A especulação com a dívida soberana portuguesa financiada pelo BCE.

Este ano, segundo o OE-2011, o Estado Português necessita de 45.000 milhões de euros para financiar, por um lado, os empréstimos cujo prazo de pagamento termina este ano e, por outro lado, para cobrir o déficit orçamentário que Sócrates e Passos pretendem que corresponda a 4,6% do PIB (7.980 milhões de euros). Se Portugal tiver de pagar taxas de juro entre 8% e 9%, um empréstimo naquele montante custará ao País cerca de 3.825 milhões de euros por ano só de juros. Se a banca emprestar aquele valor e se depois conseguir vender essa divida ao BCE pagando uma taxa de juros de apenas 1%, o encargo que ela terá será de 450 milhões de euros por ano, o que determinará que a sua margem financeira líquida será de 3.375 milhões de euros/ano. E em 2012, para além daqueles 45 bilhões de euros, o Estado português precisará de se financiar em mais 35 bilhões, o que determinará que os encargos anuais só com juros, mantida a mesma taxa, aumentarão em mais 2.975 milhões de euros. Tenha-se presente que a soma destes dois empréstimos representa apenas metade da dívida do Estado. E este tem mais juros a pagar pela restante metade da divida. É uma situação inaceitável e insustentável para o País e para os portugueses.

É urgente pôr um ponto final a este esquema diabólico que tem como objetivo financiar os lucros da banca, que foi responsável pela grave crise financeira que enfrentamos, à custa dos contribuintes portugueses e do crescimento da economia portuguesa.

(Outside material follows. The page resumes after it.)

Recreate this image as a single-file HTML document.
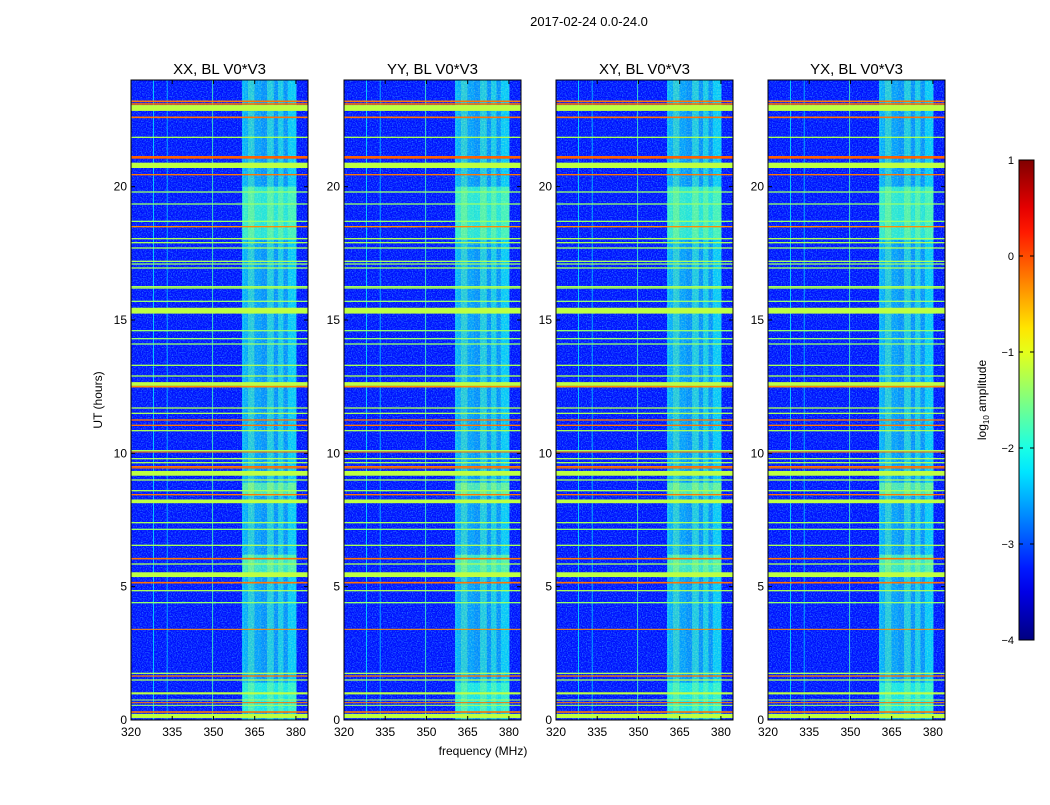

As agências de “rating”, cujos lucros aumentaram significativamente em 2010, e uma parte importante das suas receitas são pagas pelos bancos (em 2010, as receitas da Standard & Poor´s e Moody´s atingiram 3,5 milhões de euros, e os seus lucros 1,31 milhões de euros), acabam por participar de uma forma perversa – são parte interessada – em todo este esquema, que só terminará quando a banca for eliminada do circuito de intermediação e os Estados da zona do euro se puderem financiar junto do BCE, embora de uma forma controlada e com limites.

Se não acontecer isto, os países como Portugal, para se financiar, terão de sair da zona do euro e os seus bancos centrais readquirirem o poder para emitir moeda. Eis o dilema que se coloca e que é imperioso enfrentar. O recurso ao chamado Fundo Europeu de Estabilização Financeira não resolverá o problema, pois não impedirá a especulação, como provam os casos da Irlanda e Grécia.